**Task brief**
Retype each line of the material exactly, please, skipping any picture in it.

**Raw data**
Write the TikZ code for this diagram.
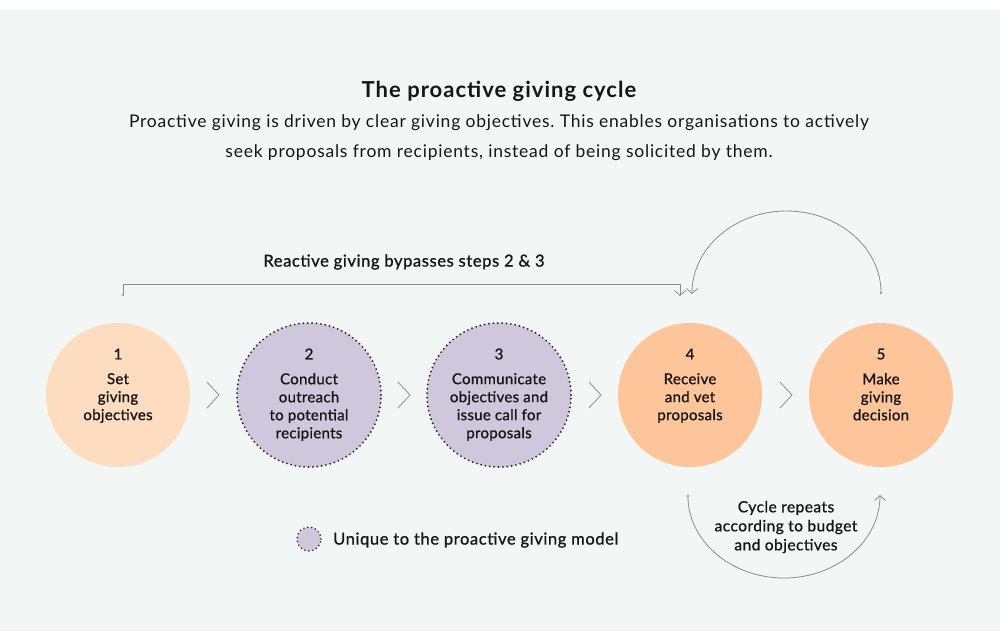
\documentclass[tikz,border=0pt]{standalone}
\usepackage{fontspec}
\setmainfont{Lato}
\frenchspacing
\newfontfamily\titlefont[LetterSpace=4.6]{Lato}
\newfontfamily\subfont[LetterSpace=4.4]{Lato}
\newfontfamily\medfont[FakeBold=1,LetterSpace=2]{Lato}
\newfontfamily\labfont[FakeBold=1,LetterSpace=3.7]{Lato}
\newfontfamily\cycfont[FakeBold=1,LetterSpace=3]{Lato}
\usetikzlibrary{arrows.meta}
\definecolor{bg}{HTML}{F2F6F5}
\definecolor{peachA}{HTML}{FDDCC0}
\definecolor{peachB}{HTML}{FEC59A}
\definecolor{lav}{HTML}{CFC8DC}
\definecolor{txt}{HTML}{161616}
\definecolor{lineg}{HTML}{8C8C8C}
\definecolor{dotc}{HTML}{2A2A2A}
\begin{document}
\begin{tikzpicture}[x=1pt,y=-1pt,
  every node/.style={text=txt, inner sep=0pt},
  stepcircle/.style={circle, minimum size=144pt, draw=none},
  uniq/.style={draw=dotc, line width=2.1pt, line cap=round, dash pattern=on 0pt off 4.4pt},
  numtxt/.style={font=\medfont\fontsize{15}{18}\selectfont},
  desctxt/.style={font=\medfont\fontsize{15}{18}\selectfont, align=center, anchor=north},
  conn/.style={draw=lineg, line width=0.8pt},
  dotv/.style={{Circle[length=2pt]}-{Straight Barb[length=5pt,width=11pt,line width=0.8pt]}},
  chev/.style={draw=lineg!90, line width=0.9pt}]
\useasboundingbox (0,0) rectangle (1000,633);
\fill[white] (0,0) rectangle (1000,633);
\fill[bg] (0,10) rectangle (1000,631);

% title
\node[font=\titlefont\bfseries\fontsize{22}{24}\selectfont] (title) at (499,91) {The proactive giving cycle};
\node[font=\subfont\fontsize{17.5}{30}\selectfont, align=center, anchor=north] (sub) at (499,114)
  {Proactive giving is driven by clear giving objectives. This enables organisations to actively\\
   seek proposals from recipients, instead of being solicited by them.};

% circles
\node[stepcircle, fill=peachA] (c1) at (118,395) {};
\node[stepcircle, fill=lav, uniq] (c2) at (309,395) {};
\node[stepcircle, fill=lav, uniq] (c3) at (499,395) {};
\node[stepcircle, fill=peachB] (c4) at (690,395) {};
\node[stepcircle, fill=peachB] (c5) at (881,395) {};

\node[numtxt] (n1) at (118,354) {1};
\node[numtxt] (n2) at (309,354) {2};
\node[numtxt] (n3) at (499,354) {3};
\node[numtxt] (n4) at (690,354) {4};
\node[numtxt] (n5) at (881,354) {5};

\node[desctxt] (d1) at (118,373) {Set\\giving\\objectives};
\node[desctxt] (d2) at (309,373) {Conduct\\outreach\\to potential\\recipients};
\node[desctxt] (d3) at (499,373) {Communicate\\objectives and\\issue call for\\proposals};
\node[desctxt] (d4) at (690,373) {Receive\\and vet\\proposals};
\node[desctxt] (d5) at (881,373) {Make\\giving\\decision};

% chevrons
\foreach \x in {213,404,595,786}{
  \draw[chev] (\x-6,382) -- (\x+6,395) -- (\x-6,408);
}

% bypass connector
\coordinate (r1) at (123,296);
\coordinate (r4) at (680,296);
\draw[conn, dotv] (r1) -- ++(0,-12) -| (r4);
\node[font=\labfont\fontsize{16.5}{18}\selectfont] (byp) at (404,262) {Reactive giving bypasses steps 2 \& 3};

% top arc: from 5 back to 4
\coordinate (t5) at (881,294);
\coordinate (t4) at (692,294);
\draw[conn, dotv] (t5) arc[start angle=0, end angle=-180, x radius=94.5, y radius=83];

% bottom arc: from 4 to 5
\coordinate (b4) at (688,495);
\coordinate (b5) at (880,495);
\draw[conn, dotv] (b4) arc[start angle=180, end angle=0, x radius=96, y radius=83];
\node[font=\cycfont\fontsize{15.5}{19}\selectfont, align=center] (cyc) at (786,527) {Cycle repeats\\according to budget\\and objectives};

% legend
\node[circle, minimum size=24pt, fill=lav, uniq, line width=1.8pt, dash pattern=on 0pt off 4pt] (leg) at (309,539) {};
\node[font=\labfont\fontsize{16.5}{18}\selectfont, anchor=west] (legt) at (333,540) {Unique to the proactive giving model};
\end{tikzpicture}
\end{document}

**Response to the task**
Write the TikZ code for this diagram.
\documentclass[tikz,border=0pt]{standalone}
\usepackage{fontspec}
\setmainfont{Lato}
\frenchspacing
\newfontfamily\titlefont[LetterSpace=4.6]{Lato}
\newfontfamily\subfont[LetterSpace=4.4]{Lato}
\newfontfamily\medfont[FakeBold=1,LetterSpace=2]{Lato}
\newfontfamily\labfont[FakeBold=1,LetterSpace=3.7]{Lato}
\newfontfamily\cycfont[FakeBold=1,LetterSpace=3]{Lato}
\usetikzlibrary{arrows.meta}
\definecolor{bg}{HTML}{F2F6F5}
\definecolor{peachA}{HTML}{FDDCC0}
\definecolor{peachB}{HTML}{FEC59A}
\definecolor{lav}{HTML}{CFC8DC}
\definecolor{txt}{HTML}{161616}
\definecolor{lineg}{HTML}{8C8C8C}
\definecolor{dotc}{HTML}{2A2A2A}
\begin{document}
\begin{tikzpicture}[x=1pt,y=-1pt,
  every node/.style={text=txt, inner sep=0pt},
  stepcircle/.style={circle, minimum size=144pt, draw=none},
  uniq/.style={draw=dotc, line width=2.1pt, line cap=round, dash pattern=on 0pt off 4.4pt},
  numtxt/.style={font=\medfont\fontsize{15}{18}\selectfont},
  desctxt/.style={font=\medfont\fontsize{15}{18}\selectfont, align=center, anchor=north},
  conn/.style={draw=lineg, line width=0.8pt},
  dotv/.style={{Circle[length=2pt]}-{Straight Barb[length=5pt,width=11pt,line width=0.8pt]}},
  chev/.style={draw=lineg!90, line width=0.9pt}]
\useasboundingbox (0,0) rectangle (1000,633);
\fill[white] (0,0) rectangle (1000,633);
\fill[bg] (0,10) rectangle (1000,631);

% title
\node[font=\titlefont\bfseries\fontsize{22}{24}\selectfont] (title) at (499,91) {The proactive giving cycle};
\node[font=\subfont\fontsize{17.5}{30}\selectfont, align=center, anchor=north] (sub) at (499,114)
  {Proactive giving is driven by clear giving objectives. This enables organisations to actively\\
   seek proposals from recipients, instead of being solicited by them.};

% circles
\node[stepcircle, fill=peachA] (c1) at (118,395) {};
\node[stepcircle, fill=lav, uniq] (c2) at (309,395) {};
\node[stepcircle, fill=lav, uniq] (c3) at (499,395) {};
\node[stepcircle, fill=peachB] (c4) at (690,395) {};
\node[stepcircle, fill=peachB] (c5) at (881,395) {};

\node[numtxt] (n1) at (118,354) {1};
\node[numtxt] (n2) at (309,354) {2};
\node[numtxt] (n3) at (499,354) {3};
\node[numtxt] (n4) at (690,354) {4};
\node[numtxt] (n5) at (881,354) {5};

\node[desctxt] (d1) at (118,373) {Set\\giving\\objectives};
\node[desctxt] (d2) at (309,373) {Conduct\\outreach\\to potential\\recipients};
\node[desctxt] (d3) at (499,373) {Communicate\\objectives and\\issue call for\\proposals};
\node[desctxt] (d4) at (690,373) {Receive\\and vet\\proposals};
\node[desctxt] (d5) at (881,373) {Make\\giving\\decision};

% chevrons
\foreach \x in {213,404,595,786}{
  \draw[chev] (\x-6,382) -- (\x+6,395) -- (\x-6,408);
}

% bypass connector
\coordinate (r1) at (123,296);
\coordinate (r4) at (680,296);
\draw[conn, dotv] (r1) -- ++(0,-12) -| (r4);
\node[font=\labfont\fontsize{16.5}{18}\selectfont] (byp) at (404,262) {Reactive giving bypasses steps 2 \& 3};

% top arc: from 5 back to 4
\coordinate (t5) at (881,294);
\coordinate (t4) at (692,294);
\draw[conn, dotv] (t5) arc[start angle=0, end angle=-180, x radius=94.5, y radius=83];

% bottom arc: from 4 to 5
\coordinate (b4) at (688,495);
\coordinate (b5) at (880,495);
\draw[conn, dotv] (b4) arc[start angle=180, end angle=0, x radius=96, y radius=83];
\node[font=\cycfont\fontsize{15.5}{19}\selectfont, align=center] (cyc) at (786,527) {Cycle repeats\\according to budget\\and objectives};

% legend
\node[circle, minimum size=24pt, fill=lav, uniq, line width=1.8pt, dash pattern=on 0pt off 4pt] (leg) at (309,539) {};
\node[font=\labfont\fontsize{16.5}{18}\selectfont, anchor=west] (legt) at (333,540) {Unique to the proactive giving model};
\end{tikzpicture}
\end{document}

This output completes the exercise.